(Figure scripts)
• • • •
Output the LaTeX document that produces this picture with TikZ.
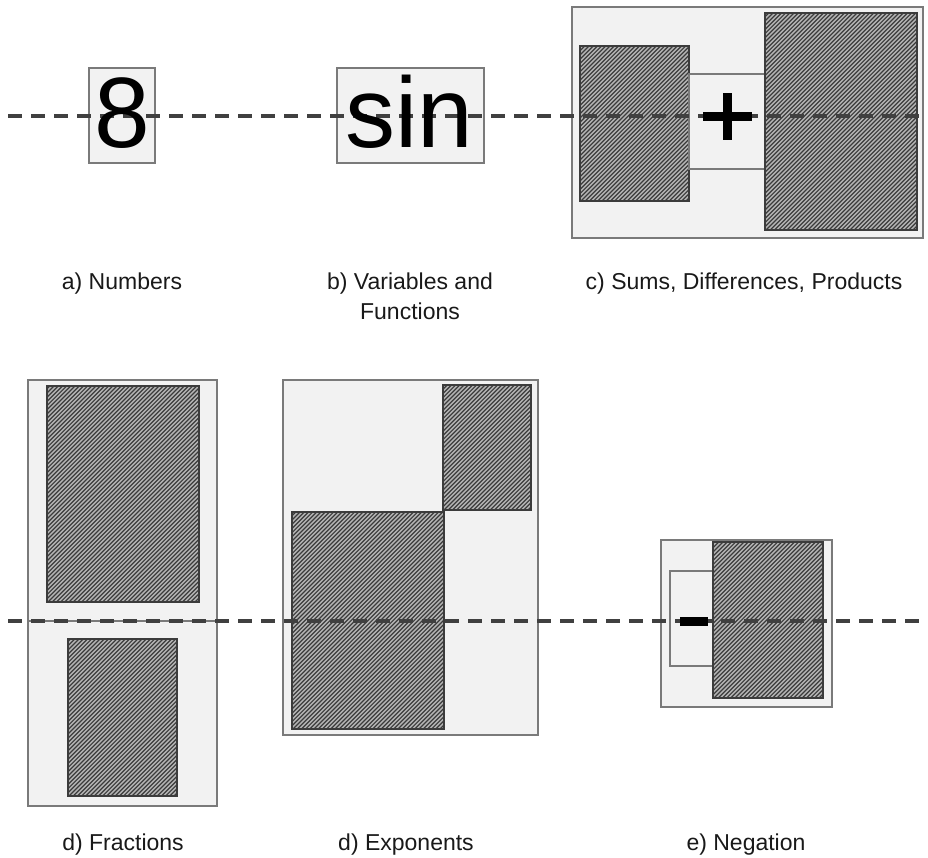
\documentclass[tikz,border=0pt]{standalone}
\usepackage{fontspec}
\setmainfont{Liberation Sans}
\usetikzlibrary{calc}
\definecolor{boxfill}{HTML}{F2F2F2}
\definecolor{boxline}{HTML}{7A7A7A}
\definecolor{hatchbg}{HTML}{B4B4B4}
\definecolor{hatchln}{HTML}{3C3C3C}
\definecolor{dashln}{HTML}{404040}
\newcommand{\hatchbox}[1]{%
  \begin{scope}
    \clip (#1.north west) rectangle (#1.south east);
    \foreach \t in {-230,-225.8,...,160}
      \draw[hatchln,line width=1.2pt] ($(#1.south west)+(\t,0)$) -- ++(240,-240);
  \end{scope}
  \draw[hatchln,line width=1.2pt] (#1.north west) rectangle (#1.south east);}
\begin{document}
\begin{tikzpicture}[x=1pt,y=-1pt,
  outerbox/.style={fill=boxfill,draw=boxline,line width=1.8pt,inner sep=0pt,outer sep=0pt,anchor=north west},
  hatched/.style={fill=hatchbg,draw=none,inner sep=0pt,outer sep=0pt,anchor=north west},
  midline/.style={draw=dashln,line width=3.4pt,dash pattern=on 14pt off 9pt},
  opsign/.style={fill=black,draw=none,inner sep=0pt,outer sep=0pt},
  bigsym/.style={font=\fontsize{100}{100}\selectfont,anchor=base,inner sep=0pt},
  caption/.style={font=\fontsize{23}{30}\selectfont,align=center,anchor=base,text=black!90,inner sep=0pt}
]
\useasboundingbox (0,0) rectangle (928,857);
% a) number
\node[outerbox,minimum width=66pt,minimum height=95pt] (numbox) at (89,68) {};
% b) function
\node[outerbox,minimum width=147pt,minimum height=95pt] (funbox) at (337,68) {};
% c) sums
\node[outerbox,minimum width=351pt,minimum height=231pt] (sumbox) at (572,7) {};
\node[hatched,minimum width=109pt,minimum height=155pt] (sumleft) at (580,46) {};
\hatchbox{sumleft}
\node[outerbox,minimum width=76pt,minimum height=95pt] (plusbox) at (689,74) {};
\node[hatched,minimum width=152pt,minimum height=217pt] (sumright) at (765,13) {};
\hatchbox{sumright}
% d) fractions
\node[outerbox,minimum width=189pt,minimum height=426pt] (fracbox) at (28,380) {};
\node[hatched,minimum width=152pt,minimum height=216pt] (numer) at (47,386) {};
\hatchbox{numer}
\node[hatched,minimum width=109pt,minimum height=157pt] (denom) at (68,639) {};
\hatchbox{denom}
\draw[boxline,line width=2.5pt] (fracbox.west |- 0,621) -- (fracbox.east |- 0,621);
% d) exponents
\node[outerbox,minimum width=255pt,minimum height=355pt] (expbox) at (283,380) {};
\node[hatched,minimum width=88pt,minimum height=125pt] (expo) at (443,385) {};
\hatchbox{expo}
\node[hatched,minimum width=152pt,minimum height=217pt] (base) at (292,512) {};
\hatchbox{base}
% e) negation
\node[outerbox,minimum width=171pt,minimum height=167pt] (negbox) at (661,540) {};
\node[outerbox,minimum width=43pt,minimum height=95pt] (minusbox) at (670,571) {};
\node[hatched,minimum width=110pt,minimum height=156pt] (negarg) at (713,542) {};
\hatchbox{negarg}
% dashed base lines
\coordinate (topL) at (8,116);
\coordinate (topR) at (928,116);
\coordinate (botL) at (8,621);
\coordinate (botR) at (928,621);
\draw[midline] (topL) -- (topR);
\draw[midline] (botL) -- (botR);
% symbols on top
\node[bigsym] (eight) at (122,147) {8};
\node[bigsym] (sin) at (409,147) {sin};
\node[opsign,minimum width=49pt,minimum height=9pt] (plush) at (727.5,116) {};
\node[opsign,minimum width=9pt,minimum height=47pt] (plusv) at (727.5,116.5) {};
\node[opsign,minimum width=28pt,minimum height=9pt] (minus) at (694,621.5) {};
% captions
\node[caption] (capa) at (122,289) {a) Numbers};
\node[caption] (capb) at (410,319) {b) Variables and\\Functions};
\node[caption] (capc) at (744,289) {c) Sums, Differences, Products};
\node[caption] (capd) at (123,850) {d) Fractions};
\node[caption] (cape) at (406,850) {d) Exponents};
\node[caption] (capf) at (746,850) {e) Negation};
\end{tikzpicture}
\end{document}
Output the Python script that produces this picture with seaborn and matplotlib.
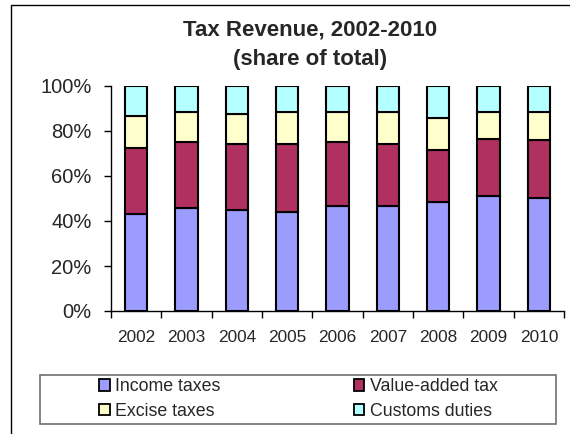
import numpy as np
import matplotlib
matplotlib.use("Agg")
import matplotlib.pyplot as plt
import seaborn as sns
from matplotlib.patches import Patch, Rectangle

years = ['2002', '2003', '2004', '2005', '2006', '2007', '2008', '2009', '2010']
income = [43.1, 45.9, 44.9, 44.0, 46.7, 46.7, 48.4, 51.1, 50.4]
vat = [29.2, 29.2, 29.3, 30.2, 28.4, 27.5, 23.2, 25.5, 25.4]
excise = [14.4, 13.2, 13.5, 14.2, 13.2, 14.2, 14.2, 11.7, 12.5]
customs = [13.3, 11.7, 12.3, 11.6, 11.7, 11.6, 14.2, 11.7, 11.7]
series = ['Income taxes', 'Value-added tax', 'Excise taxes', 'Customs duties']
colors = ['#9C9CFF', '#B03060', '#FFFFCC', '#B4FFFF']

sns.set_style('white')
plt.rcParams['font.family'] = ['Liberation Sans', 'DejaVu Sans']

fig = plt.figure(figsize=(5.7, 4.34), dpi=100)
ax = fig.add_axes([111 / 570, 1 - 311 / 434, 453 / 570, 225 / 434])

bottom = np.zeros(len(years))
for name, vals, c in zip(series, [income, vat, excise, customs], colors):
    sns.barplot(x=years, y=vals, bottom=bottom, color=c, edgecolor='black',
                linewidth=1.5, width=0.44, ax=ax, saturation=1)
    bottom += np.array(vals)

ax.set_xlim(-0.5, len(years) - 0.5)
ax.set_ylim(0, 100)
ax.set_yticks(range(0, 101, 20))
ax.set_yticklabels(['%d%%' % v for v in range(0, 101, 20)], fontsize=14.5)
ax.tick_params(axis='y', length=5, width=1, pad=9, color='black', direction='out', left=True)
ax.set_xticks(range(len(years)))
ax.set_xticklabels(years, fontsize=12.4)
ax.set_xticks(np.arange(-0.5, len(years)), minor=True)
ax.tick_params(axis='x', which='major', length=0, pad=14)
ax.tick_params(axis='x', which='minor', length=5, width=1, color='black', direction='out', bottom=True)
ax.set_xlabel('')
ax.set_ylabel('')
for s in ['top', 'right']:
    ax.spines[s].set_visible(False)
for s in ['left', 'bottom']:
    ax.spines[s].set_color('black')
    ax.spines[s].set_linewidth(1)

fig.text(310 / 570, 1 - 30 / 434, 'Tax Revenue, 2002-2010', ha='center', va='center',
         fontsize=16, fontweight='bold')
fig.text(310 / 570, 1 - 59 / 434, '(share of total)', ha='center', va='center',
         fontsize=16, fontweight='bold')

# outer chart frame (cut off at right and bottom)
fig.add_artist(Rectangle((11 / 570, -0.1), 1.2, 1.1 - 5 / 434, transform=fig.transFigure,
                         fill=False, edgecolor='black', linewidth=1))

# legend box
fig.add_artist(Rectangle((40 / 570, 1 - 424 / 434), 516 / 570, 49 / 434, transform=fig.transFigure,
                         fill=False, edgecolor='#707070', linewidth=1.2))

handles = [Patch(facecolor=c, edgecolor='black', linewidth=1.3) for c in colors]
order = [0, 2, 1, 3]
leg = fig.legend([handles[i] for i in order], [series[i] for i in order],
                 loc='center left', ncol=2,
                 bbox_to_anchor=(90 / 570, 1 - 399 / 434),
                 bbox_transform=fig.transFigure, fontsize=12.8, frameon=False,
                 handlelength=0.6, handleheight=0.6,
                 handletextpad=0.3, labelspacing=0.42, borderpad=0,
                 columnspacing=7.5)

fig.savefig('out.png', dpi=100)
• • • •
Every line from the one containing "Output the Python" through the one containing "from matplotlib.patches import" should be quoted exactly, and no other lines; keep pictures out of the copy.

■ **RESULT**:
Output the Python script that produces this picture with seaborn and matplotlib.
import numpy as np
import matplotlib
matplotlib.use("Agg")
import matplotlib.pyplot as plt
import seaborn as sns
from matplotlib.patches import Patch, Rectangle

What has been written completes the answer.